В искусстве встречается чрезвычайно интересная форма самовыражения, когда авторское "я" старательно затушевывается (творчество А.П. Чехова 90-х годов XIX столетия, исполнительское мастерство Святослава Рихтера, художественный талант Флобера, – сравните его романы с письмами). Если у первого и третьего – кредо объективного, якобы беспристрастного отражения суровой действительности, то у второго творческий метод состоит в возможно более глубоком проникновении в ткань художественного произведения и донесения до слушателей идей и образов, созданных композиторами.
Манера Рихтера перекликается с теоретическим выводом М.М. Бахтина, который писал: "Первая задача – понять произведение так, как понимал его сам автор, не выходя за пределы внимания. Решение этой задачи очень трудно и требует обычно привлечения
огромного материала. Вторая задача – использовать свою временную культурную вненаходимостъ. Включение в наш (чужой для автора) контекст". Сознательное стремление отрешиться от собственного "я" немыслимо без яркой авторской индивидуальности. Подобная форма самовыражения встречается в творчестве представителей иных групп интеллигенции.

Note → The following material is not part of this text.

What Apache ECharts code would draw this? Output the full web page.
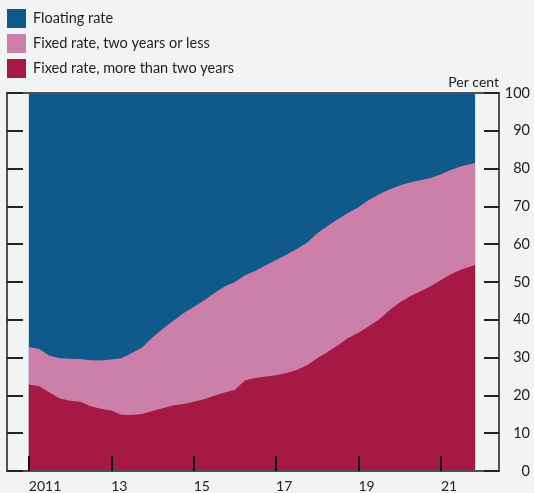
<!DOCTYPE html>
<html>
<head>
<meta charset="utf-8">
<script src="https://cdn.jsdelivr.net/npm/echarts@6/dist/echarts.min.js"></script>
<style>
  html, body { margin: 0; padding: 0; background: #f2f4f3; }
  #chart { width: 534px; height: 493px; }
</style>
</head>
<body>
<div id="chart"></div>
<script>
// Quarterly observations (decimal years), shares of mortgage stock in per cent
const periods = [
  2011.00, 2011.25, 2011.50, 2011.75, 2012.00, 2012.25, 2012.50, 2012.75,
  2013.00, 2013.25, 2013.50, 2013.75, 2014.00, 2014.25, 2014.50, 2014.75,
  2015.00, 2015.25, 2015.50, 2015.75, 2016.00, 2016.25, 2016.50, 2016.75,
  2017.00, 2017.25, 2017.50, 2017.75, 2018.00, 2018.25, 2018.50, 2018.75,
  2019.00, 2019.25, 2019.50, 2019.75, 2020.00, 2020.25, 2020.50, 2020.75,
  2021.00, 2021.25, 2021.50, 2021.83
];
const fixedLong = [
  22.9, 22.4, 20.8, 19.2, 18.6, 18.3, 17.1, 16.5,
  16.0, 14.9, 14.8, 15.1, 15.9, 16.6, 17.3, 17.7,
  18.3, 19.0, 19.9, 20.8, 21.5, 24.0, 24.6, 25.0,
  25.3, 25.9, 26.7, 28.0, 29.8, 31.5, 33.3, 35.2,
  36.6, 38.3, 40.1, 42.5, 44.6, 46.2, 47.5, 48.9,
  50.5, 52.1, 53.3, 54.5
];
const fixedShort = [
  9.9, 9.9, 9.7, 10.6, 11.1, 11.3, 12.2, 12.7,
  13.5, 14.9, 16.4, 17.6, 19.4, 21.0, 22.4, 24.0,
  25.1, 26.1, 27.1, 28.0, 28.5, 27.8, 28.4, 29.4,
  30.5, 31.3, 32.0, 32.4, 33.1, 33.3, 33.3, 33.1,
  33.2, 33.4, 33.1, 32.0, 30.9, 30.1, 29.4, 28.6,
  28.0, 27.6, 27.3, 27.0
];
const floating = [
  67.2, 67.7, 69.5, 70.2, 70.3, 70.4, 70.7, 70.8,
  70.5, 70.2, 68.8, 67.3, 64.7, 62.4, 60.3, 58.3,
  56.6, 54.9, 53.0, 51.2, 50.0, 48.2, 47.0, 45.6,
  44.2, 42.8, 41.3, 39.6, 37.1, 35.2, 33.4, 31.7,
  30.2, 28.3, 26.8, 25.5, 24.5, 23.7, 23.1, 22.5,
  21.5, 20.3, 19.4, 18.5
];
const xTickYears = [2011, 2013, 2015, 2017, 2019, 2021];
const seriesNames = ['Floating rate', 'Fixed rate, two years or less', 'Fixed rate, more than two years'];

const FONT = 'Lato, "Noto Sans", sans-serif';
const colors = { floating: '#0f5a8b', short: '#cc7fa8', long: '#a51944' };

// Cumulative tops of each band; bands are painted back to front
const topLong = fixedLong.slice();
const topShort = fixedShort.map((v, i) => v + topLong[i]);
const topFloating = floating.map((v, i) => v + topShort[i]);

const pairs = arr => arr.map((v, i) => [periods[i], v]);

function band(name, tops, color, z) {
  return {
    name: name,
    type: 'line',
    data: pairs(tops),
    symbol: 'none',
    showSymbol: false,
    lineStyle: { width: 0, color: color },
    areaStyle: { color: color, opacity: 1, origin: 'start' },
    itemStyle: { color: color },
    emphasis: { disabled: true },
    silent: true,
    clip: true,
    z: z
  };
}

const chart = echarts.init(document.getElementById('chart'), null, { renderer: 'canvas' });

chart.setOption({
  backgroundColor: '#f2f4f3',
  animation: false,
  textStyle: { fontFamily: FONT },
  legend: {
    orient: 'vertical',
    left: 7,
    top: 9,
    padding: 0,
    itemWidth: 19,
    itemHeight: 19,
    itemGap: 6,
    icon: 'rect',
    data: seriesNames,
    textStyle: { fontFamily: FONT, fontSize: 14.5, color: '#222', padding: [0, 0, 0, 2] },
    selectedMode: false
  },
  grid: {
    left: 7, right: 35, top: 93, bottom: 21,
    show: true,
    z: 10,
    borderColor: '#505050',
    borderWidth: 2,
    backgroundColor: 'transparent'
  },
  xAxis: {
    type: 'value',
    min: 2010.47,
    max: 2022.41,
    z: 11,
    axisLine: { show: false },
    splitLine: { show: false },
    axisTick: {
      show: true, inside: true, length: 15,
      customValues: xTickYears,
      lineStyle: { color: '#111', width: 2 }
    },
    axisLabel: {
      customValues: xTickYears,
      formatter: v => (v === 2011 ? '2011' : String(v).slice(2)),
      align: 'left',
      margin: 8,
      fontSize: 14,
      color: '#222',
      fontFamily: FONT
    }
  },
  yAxis: [
    {
      type: 'value',
      position: 'right',
      min: 0, max: 100, interval: 10,
      z: 11,
      axisLine: { show: false },
      splitLine: { show: false },
      axisTick: { show: true, inside: true, length: 15, lineStyle: { color: '#222', width: 2 } },
      axisLabel: { align: 'right', margin: 31, fontSize: 14.5, color: '#222', fontFamily: FONT }
    },
    {
      type: 'value',
      position: 'left',
      min: 0, max: 100, interval: 10,
      z: 11,
      axisLine: { show: false },
      splitLine: { show: false },
      axisTick: { show: true, inside: true, length: 16, lineStyle: { color: '#222', width: 2 } },
      axisLabel: { show: false }
    }
  ],
  graphic: [{
    type: 'text',
    right: 35,
    top: 75,
    style: { text: 'Per cent', fontSize: 14, fontFamily: FONT, fill: '#222' }
  }],
  series: [
    band(seriesNames[0], topFloating, colors.floating, 2),
    band(seriesNames[1], topShort, colors.short, 3),
    band(seriesNames[2], topLong, colors.long, 4)
  ]
});
</script>
</body>
</html>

Процессу художественного творчества свойственны такие признаки, как фантазия, интуиция, подсознание. Художественная фантазия – это не только "изобретение" несуществующего (в любом художественном образе есть элемент фантазии), не могущего быть в природе, это упорядоченная художественная информация.
Как известно, художественный образ может быть создан и на основе документа. Фантазия предполагает отбор. Это святое дело художника, и соглашаться или не соглашаться с его кредо – право потребителя искусства. Например, творчество В.К. Винниченко принимается многочисленными читателями, но одна из точек зрения в литературоведении была канонизирована.
Специфичность художественной фантазии подчеркивается целым рядом авторов. Совершенно справедливо восставая против преувеличения роли фантазии в художественном творчестве, некоторые из них в пылу полемики преувеличивают степень, интенсивность и роль фантазии в других областях человеческого знания.
"Говорить о том, – пишет, например, Ф.Т. Мартынов, – что художник отличается от других людей силой своей фантазии, тоже неверно, потому что ученые-конструкторы демонстрируют перед нами каждый в своей области такyю мощь фантазии, которая художникам и не снилась". Во-первых, что снится художникам, наука еще не установила, во-вторых, "снотворные" аргументы явно ненаучны, и, в-третьих, как мы уже показали на примере критерии самовыражения, преувеличивать какую-то сторону художественного творчества, объявлять, что другим такая степень, интенсивность этого качества неведома, просто некорректно.
Это положение верно и в применении к роли интуиции в художественном процессе. "Духовный мир художника – не картотека злободневных тем, но очень сложное переплетение рационального знания и подсознательных "импульсов", холодности рассудка и страстности сердца", – верно замечает К. Горанов.
"Сон – единственное доступное всем переживание иной, альтернативной действительности. После смерти Феллини в Риме был выставлен дневник его снов, который он вел с начала 60-х годов. Многие из них вошли в его фильмы". Зигмунд Фрейд констатировал, что "фантазии" свойственны большинству людей. Они демографически избирательны.
З. Фрейд указал одним из первых на социальную природу (помимо прочих истоков ее существования) фантазии: "Никогда не фантазирует счастливый, а только неудовлетворенный", – чему следовало бы решительно возразить. Кроме того, ученый обратил внимание на тот факт, что "среди… удовлетворения с помощью фантазии на первом месте стоит наслаждение произведением искусства". Потребители находят в искусстве "жизненное утешение".
Основатель психоанализа констатировал: "Однако состояние легкого наркоза, в которое нас погружает искусство, не в силах добиться большего, чем мимолетное отвлечение от тягот жизни, и недостаточно мощно, чтобы заставить забыть о реальных бедствиях".
В приведенных высказываниях, как и во многих сочинениях ученого, ощущается тягостное отношение к жизни к бремени. З. Фрейд почти не рассматривает такой источник художественного творчества, такой родник искусства, каким, без всякого сомнения, является восторженное, полное энергии и любви восприятие жизни, характерное для определенной стадии духовного развития человека. Однако такая позиция не мешает З. Фрейду отстаивать представление о неисчерпаемом богатстве внутреннего мира человека вообще и художника в частности.
З. Фрейд высоко оценивает возможности художника в плане свободного раскрытия внутреннего мира человека в эпоxy наступления тоталитаризма.